Mais aucune de ces descriptions ne parvient à décrire la formidable aventure humaine dans laquelle se sont embarqués depuis 3 saisons ces 350 blogueurs francophones qui vivent dans une cinquantaine de pays sur tous les continents. C’est évidemment la dimension la plus difficile à partager. Les Mondoblogueurs se lisent, se commentent les uns les autres et tissent des liens entre eux. En se rencontrant pour la première fois, ils ont l’impression de se connaître déjà. Au total, ils constituent une réseau avec des liens forts et je suis convaincu que beaucoup d’entre eux créeront des projets ensemble dans les prochaines années.

 

Code, Data-journalisme, vérification d'info et ateliers d'écriture au programme.

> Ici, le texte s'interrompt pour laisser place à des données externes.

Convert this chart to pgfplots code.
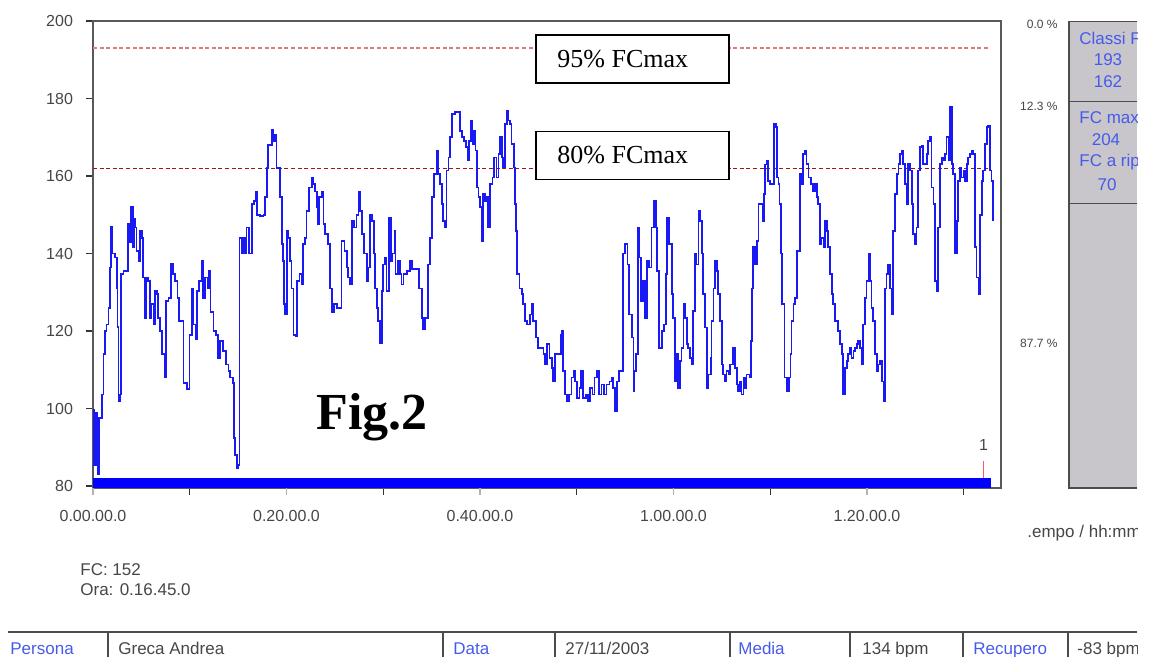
\documentclass[border=0pt]{standalone}
\usepackage{pgfplots}
\pgfplotsset{compat=1.18}
\usepackage{fontspec}
\setmainfont{Liberation Sans}
\newfontfamily\timesf{Liberation Serif}
\definecolor{trace}{RGB}{25,25,245}
\definecolor{panelgray}{RGB}{200,198,203}
\definecolor{labblue}{RGB}{70,90,235}
\definecolor{txtgray}{RGB}{70,70,70}
\definecolor{hiline}{RGB}{215,125,125}
\definecolor{loline}{RGB}{160,20,20}
\begin{document}
\begin{tikzpicture}
\begin{axis}[
  at={(46.5pt,-244pt)}, anchor=south west,
  scale only axis, width=454pt, height=233.5pt,
  xmin=0, xmax=93.85, ymin=79.5, ymax=200,
  ytick={80,100,...,200},
  xtick={10,30,50,70,90}, xticklabels={},
  extra x ticks={0,20,40,60,80},
  extra x tick labels={0.00.00.0,0.20.00.0,0.40.00.0,1.00.00.0,1.20.00.0},
  extra x tick style={tick style={black!30}},
  tick align=outside, tick pos=left,
  major tick length=3.5pt,
  tick style={black!80, line width=0.7pt},
  axis line style={black!65, line width=0.9pt},
  /pgf/number format/assume math mode=true,
  ticklabel style={font=\fontsize{8}{9}\selectfont, text=txtgray},
  yticklabel style={xshift=-3pt},
  xticklabel style={yshift=-4pt},
  clip=true,
]
% zone lines
\addplot[hiline, line width=0.7pt, dash pattern=on 2pt off 1.3pt] coordinates {(0,193) (92.7,193)};
\addplot[loline, line width=0.75pt, dash pattern=on 2pt off 1.3pt] coordinates {(0,162) (92.7,162)};
% time band
\addplot[fill=blue, draw=none] coordinates {(0,82.2) (92.82,82.2)} \closedcycle;
% marker 1
\addplot[red!65, line width=0.5pt] coordinates {(92.06,82.2) (92.06,86.4)};
% heart rate trace
\addplot[trace, line width=0.85pt, const plot] coordinates {
(0.00,99.7) (0.10,85.5) (0.31,99) (0.45,83) (0.65,97.6) (0.90,103.6) (1.07,114) (1.24,120) (1.41,121.7) (1.59,126) (1.76,136.4) (1.86,147) (2.03,140) (2.27,139) (2.45,131) (2.52,121) (2.65,102) (2.79,103.6) (2.89,134.7) (3.14,135.5) (3.48,135.5) (3.65,147.6) (3.82,143) (3.93,152) (4.10,141.6) (4.24,149) (4.38,146.7) (4.51,140.7) (4.69,138) (4.86,145.9) (5.03,144) (5.20,133.8) (5.31,123.4) (5.48,133.8) (5.72,133) (5.89,123.4) (6.06,127) (6.24,121.7) (6.41,130.3) (6.58,129.5) (6.75,123.4) (6.93,120) (7.10,114) (7.27,114) (7.44,108) (7.55,127.8) (7.79,128.6) (8.03,137.4) (8.30,134.7) (8.48,133) (8.72,128.6) (8.92,122.6) (9.16,122.6) (9.34,106.6) (9.68,105) (9.96,119) (10.20,131) (10.37,121.7) (10.65,118) (10.78,130.3) (10.99,133) (11.23,138) (11.40,128.6) (11.58,133.8) (11.82,131) (12.02,135.5) (12.16,125) (12.44,120) (12.71,119) (12.95,113) (13.13,117.4) (13.47,114.8) (13.75,111.4) (13.99,109.7) (14.16,108) (14.44,106.6) (14.57,92.4) (14.71,88) (14.85,84.7) (15.02,85.5) (15.13,144) (15.37,140) (15.54,144) (15.71,140) (15.88,146.7) (16.16,140) (16.40,152.8) (16.64,153.6) (16.81,155.8) (16.92,150) (17.26,149.7) (17.61,150) (17.78,154.5) (17.95,162) (18.12,168) (18.30,168) (18.47,172) (18.64,169) (18.81,170.7) (18.98,162) (19.16,162) (19.33,154.5) (19.50,142.4) (19.67,138) (19.74,127) (19.88,124.3) (20.02,145.9) (20.19,144) (20.36,138) (20.53,131) (20.71,119) (20.95,118.7) (21.12,133) (21.33,134.7) (21.57,132) (21.74,142.4) (21.91,144) (22.08,151) (22.36,157) (22.60,159.6) (22.77,158) (22.95,156) (23.12,152) (23.29,147.6)
(23.36,154.5) (23.64,156) (23.81,147.6) (23.98,145) (24.26,142.4) (24.50,131) (24.67,125) (24.94,127) (25.19,126) (25.53,126) (25.70,143.3) (25.98,140.7) (26.22,136.4) (26.39,133.8) (26.56,132) (26.80,148.4) (27.01,146.7) (27.25,150) (27.43,156) (27.63,151) (27.77,145) (28.04,140) (28.29,133) (28.46,136.4) (28.63,150) (28.87,148.4) (29.01,140) (29.15,131) (29.32,126) (29.49,122.6) (29.66,117) (29.84,130.3) (30.01,137.2) (30.18,139) (30.35,130.3) (30.59,149.3) (30.80,138) (30.97,140) (31.15,145.9) (31.28,134.7) (31.56,138) (31.73,134.7) (31.90,132) (32.08,134.7) (32.42,135.5) (32.77,138) (32.94,136) (33.45,136) (33.70,131) (33.97,123.4) (34.14,120.4) (34.32,123.4) (34.59,137.2) (34.83,144) (35.07,154.5) (35.28,160.5) (35.52,166.6) (35.69,160.5) (35.87,158) (36.04,152.8) (36.21,148.4) (36.38,146.7) (36.55,161.4) (36.73,164.8) (36.90,170) (37.14,176) (37.42,176.5) (37.76,176.5) (37.93,171.7) (38.11,170) (38.35,169) (38.52,167.4) (38.73,164) (38.86,169) (39.04,174.3) (39.21,168.3) (39.38,171.7) (39.55,166.6) (39.69,157) (39.83,154.5) (40.03,152) (40.17,143.3) (40.34,155.3) (40.52,153.6) (40.69,154.5) (40.86,146.7) (41.03,158) (41.28,159.6) (41.48,164.8) (41.72,159.6) (41.90,165.7) (42.07,170) (42.24,164.8) (42.41,162.2) (42.58,173.4) (42.76,176.9) (42.93,174.3) (43.10,173.4) (43.27,168.3) (43.48,162.2) (43.62,152.8) (43.72,145.9) (43.86,134.7) (44.07,131) (44.31,129.5) (44.48,127) (44.65,122.6) (44.89,121.7) (45.17,124.3) (45.34,127) (45.51,122.6) (45.76,118.3) (46.03,115.7)
(46.55,114) (46.72,111.4) (46.96,116.6) (47.17,113) (47.41,110.5) (47.58,107) (47.75,114) (48.10,114) (48.34,119) (48.51,120) (48.61,109.7) (48.79,103.6) (48.96,101.9) (49.23,103.6) (49.47,108) (49.65,109.7) (49.82,107) (49.99,102.8) (50.27,105.3) (50.44,109.7) (50.68,102.8) (50.95,103.6) (51.13,101.9) (51.37,105.3) (51.64,103.6) (51.82,108) (52.06,109.7) (52.33,103.6) (52.57,106.2) (52.85,103.6) (53.09,106.2) (53.37,107) (53.61,108) (53.78,105.3) (53.95,99.3) (54.13,107) (54.37,109.7) (54.64,109.7) (54.81,140) (55.02,142.4) (55.23,137.2) (55.43,124.3) (55.68,118.3) (55.85,104.5) (55.95,109.7) (56.12,114) (56.30,146.7) (56.47,139) (56.64,127.8) (56.88,133) (57.05,123.4) (57.23,138) (57.50,136.4) (57.74,146.7) (57.98,153.6) (58.16,146.7) (58.33,135.5) (58.53,115.7) (58.78,120) (59.02,121.7) (59.19,134.7) (59.36,149.3) (59.57,142.4) (59.81,129.5) (59.98,123.4) (60.15,107) (60.33,114) (60.50,105.3) (60.67,112.2) (60.84,115.7) (61.02,127) (61.19,123.4) (61.36,116.6) (61.53,115.7) (61.71,113) (61.88,111.4) (62.05,125.2) (62.22,140) (62.39,137.2) (62.57,151) (62.74,148.4) (62.91,140) (63.08,129.5) (63.25,120.9) (63.43,105.3) (63.60,108.8) (63.84,113) (63.94,122.6) (64.12,131) (64.29,138) (64.46,135.5) (64.63,129.5) (64.81,122.6) (64.98,111.4) (65.15,108.8) (65.32,107) (65.49,109.7) (65.67,108.8) (65.84,111.4) (66.01,111.4) (66.18,115.7) (66.36,110.5) (66.53,106.2) (66.70,104.5) (66.87,107) (67.04,103.6) (67.22,108) (67.39,105.3) (67.56,108.8) (67.84,108) (67.98,117.4) (68.11,131) (68.25,141.6) (68.42,137.2) (68.60,143.3) (68.77,152.8) (69.01,152.8) (69.22,148.4) (69.35,155.3) (69.49,163) (69.63,164) (69.80,158.8)
(69.97,158) (70.21,158) (70.39,173.4) (70.56,172.6) (70.70,159.6) (70.84,158) (70.97,152.8) (71.11,140) (71.25,127) (71.46,108) (71.70,104.5) (71.94,108) (72.08,114) (72.21,122.6) (72.39,127) (72.56,128.6) (72.73,140.7) (72.90,140.7) (73.07,160.5) (73.25,158) (73.42,165.7) (73.59,166.6) (73.76,163.1) (73.94,159.6) (74.21,158) (74.45,156.2) (74.62,158) (74.80,154.5) (74.97,152.8) (75.14,142.4) (75.31,144) (75.49,141.6) (75.66,148.4) (75.83,145.9) (76.00,141.6) (76.17,134.7) (76.35,129.5) (76.52,127) (76.69,122.6) (76.97,120) (77.21,116.6) (77.38,114) (77.55,103.6) (77.73,110.5) (77.90,112.2) (78.07,114) (78.24,115.7) (78.41,113) (78.59,114.8) (78.76,115.7) (78.93,116.6) (79.10,117.4) (79.28,115.7) (79.45,111.4) (79.62,121.7) (79.79,128.6) (79.96,133) (80.14,140) (80.31,133) (80.48,126) (80.65,122.6) (80.83,114) (81.00,109.7) (81.17,111.4) (81.34,112.2) (81.52,107) (81.69,101.9) (81.86,131) (82.03,134.7) (82.20,137.2) (82.38,131) (82.55,124.3) (82.72,145.9) (82.89,155.3) (83.07,160.5) (83.24,163.1) (83.41,165.7) (83.58,166.6) (83.75,163.1) (83.93,158) (84.10,152.8) (84.27,163.1) (84.44,161.4) (84.62,152.8) (84.79,145) (84.96,142.4) (85.13,146.7) (85.30,161.4) (85.48,167.4) (85.65,167.8) (85.82,163.1) (85.99,163.1) (86.17,165.7) (86.34,169.1) (86.51,170) (86.68,157) (86.86,152.8) (87.03,133) (87.20,130.3) (87.37,146.7) (87.54,163.1) (87.72,164.8) (87.89,164) (88.06,165.7) (88.23,170) (88.41,164) (88.58,177.8) (88.75,163.1) (88.92,160.5) (89.09,140) (89.27,148.4) (89.44,158.8) (89.61,162.2) (89.78,159.6) (89.96,161.4) (90.13,158.8) (90.30,163.1) (90.47,164.8) (90.65,165.7) (90.82,166.6) (90.99,165.7) (91.16,141.6) (91.33,133.8) (91.51,129.5) (91.68,150) (91.85,158.8) (92.02,161.4) (92.19,168.3) (92.37,172.6) (92.54,173) (92.71,161.4) (92.88,158.8) (92.99,148.4)
};
\node[font=\fontsize{8}{9}\selectfont, text=txtgray] at (axis cs:92.06,90.6) {1};
\end{axis}
\begin{scope}[x=0.5pt, y=-0.5pt]
% annotation boxes
\draw[line width=0.75pt, fill=white] (536,35) rectangle (729,83);
\node[anchor=west, inner sep=0pt] at (557,59) {\timesf\fontsize{13}{15}\selectfont 95\% FCmax};
\draw[line width=0.75pt, fill=white] (536,131.5) rectangle (729,179.5);
\node[anchor=west, inner sep=0pt] at (557,155.5) {\timesf\fontsize{13}{15}\selectfont 80\% FCmax};
\node[anchor=base west, inner sep=0pt] at (316,430) {\timesf\bfseries\fontsize{26}{30}\selectfont Fig.2};
% percentages
\node[anchor=east, inner sep=0pt, text=txtgray, font=\fontsize{6}{7}\selectfont] at (1058,24) {0.0 \%};
\node[anchor=east, inner sep=0pt, text=txtgray, font=\fontsize{6}{7}\selectfont] at (1058,106) {12.3 \%};
\node[anchor=east, inner sep=0pt, text=txtgray, font=\fontsize{6}{7}\selectfont] at (1058,343) {87.7 \%};
% side panel
\fill[panelgray] (1069,21.5) rectangle (1137,488);
\draw[black!70, line width=0.75pt] (1137,21.5) -- (1069,21.5) -- (1069,488) -- (1137,488);
\draw[black!70, line width=0.75pt] (1069,101.5) -- (1137,101.5);
\draw[black!70, line width=0.75pt] (1069,203.5) -- (1137,203.5);
\begin{scope}
\clip (1069,0) rectangle (1137,657);
\begin{scope}[every node/.style={inner sep=0pt, text=labblue, font=\fontsize{8.5}{10}\selectfont}]
\node[anchor=west] at (1079,38) {Classi FC};
\node at (1108,60) {193};
\node at (1108,82) {162};
\node[anchor=west] at (1079,118) {FC max};
\node at (1106,140) {204};
\node[anchor=west] at (1079,162) {FC a rip};
\node at (1107,185) {70};
\end{scope}
\end{scope}
% x axis title and info
\begin{scope}
\clip (1020,510) rectangle (1137,560);
\node[anchor=west, inner sep=0pt, text=txtgray, font=\fontsize{8.5}{10}\selectfont] at (1027,533) {.empo / hh:mm};
\end{scope}
\node[anchor=west, inner sep=0pt, text=txtgray, font=\fontsize{8.5}{10}\selectfont] at (80,570) {FC: 152};
\node[anchor=west, inner sep=0pt, text=txtgray, font=\fontsize{8.5}{10}\selectfont] at (80,590) {Ora: 0.16.45.0};
% bottom table
\draw[black!70, line width=0.75pt] (8,632) -- (1137,632);
\foreach \xx in {108,443,555,730,850,963,1068} {\draw[black!70, line width=0.75pt] (\xx,632) -- (\xx,660);}
\begin{scope}[every node/.style={anchor=base west, inner sep=0pt, font=\fontsize{8.5}{10}\selectfont}]
\node[text=labblue] at (10,655) {Persona};
\node[text=txtgray] at (118,655) {Greca Andrea};
\node[text=labblue] at (453,655) {Data};
\node[text=txtgray] at (565,655) {27/11/2003};
\node[text=labblue] at (738,655) {Media};
\node[text=txtgray] at (862,655) {134 bpm};
\node[text=labblue] at (973,655) {Recupero};
\begin{scope}
\clip (1069,600) rectangle (1137,660);
\node[text=txtgray] at (1077,655) {-83 bpm};
\end{scope}
\end{scope}
\pgfresetboundingbox
\path[use as bounding box] (0,0) rectangle (1153,657);
\end{scope}
\end{tikzpicture}
\end{document}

Code, Data-journalisme, vérification d’info et ateliers d’écriture au programme.

Des formateurs impressionnés par la qualité d’écoute des participants

Au cours des formations dispensées à Grand Bassam près d’Abidjan, tous les intervenants ont été impressionnés par la qualité d’attention et la motivation des participants. Pierre Romera de Journalism++ a ouvert des horizons en décrivant les possibilités du data-journalisme et de la coopération journalistes-développeurs, Grégoire Pouget et Jean-Marc Bourguignon de Reporters Sans Frontières ont été assaillis de demandes sur les moyens d’assurer sa sécurité en ligne (cryptage, navigation anonyme, communications sécurisées) et ils ont partagé quelques rudiments de code, Cléa Kahn-Sriber de RSF Afrique a parlé des enjeux de la protection des journalistes et des blogueurs dans des pays où la liberté de l’information est souvent encore un combat à mener. Julien Pain des Observateurs de France24 a montré comment vérifier l’information trouvée en ligne et notamment les photos et vidéos; pour ma part enfin, je me suis exprimé sur les perspectives d’avenir pour l’Afrique francophone qui doit réaliser le potentiel des nouvelles technologies. Et puis, nous avons relu et retravaillé des textes, bidouillé des blogs, décortiqué des projets dans un foisonnement perpétuel et revigorant.

Au moment de refaire les valises et alors que les premiers participants ont déjà repris le chemin de l’aéroport (certains ont 24 heures de vol avant de rentrer à la maison), c’est la période des au revoir et l’heure des premiers bilans. A titre personnel, et de manière totalement immodeste, c’est la fierté qui domine. Fierté d’avoir joué un rôle dans la naissance de ce beau projet. Cette fierté s’accompagne d’une reconnaissance et d’une admiration sans limite pour Ziad Maalouf qui en incarne totalement l’esprit et qui a su développer Mondoblog au delà de ce que j’avais pu imaginer en traçant les premières esquisses. La dimension incroyablement humaine du projet, il en est l’âme avec Simon Decreuze, Raphaëlle Constant et Manon Mella.

Et les blogueurs ? Mondoblog joue un rôle de révélateur. Révélateur de talents. Chacun d’entre eux aurait trouvé d’autres moyens de se faire entendre si Mondoblog n’avait pas existé. Mais Mondoblog a pu être un accélérateur et un démultiplicateur avec la dimension de réseau en plus. Il faut maintenant quitter la Côte d’Ivoire et les Mondoblogueurs. Je repars très confiant. J’ai hâte de voir ce qu’ils vont devenir dans 5, 10 ou 20 ans. A mon avis, ils nous préparent de belles choses.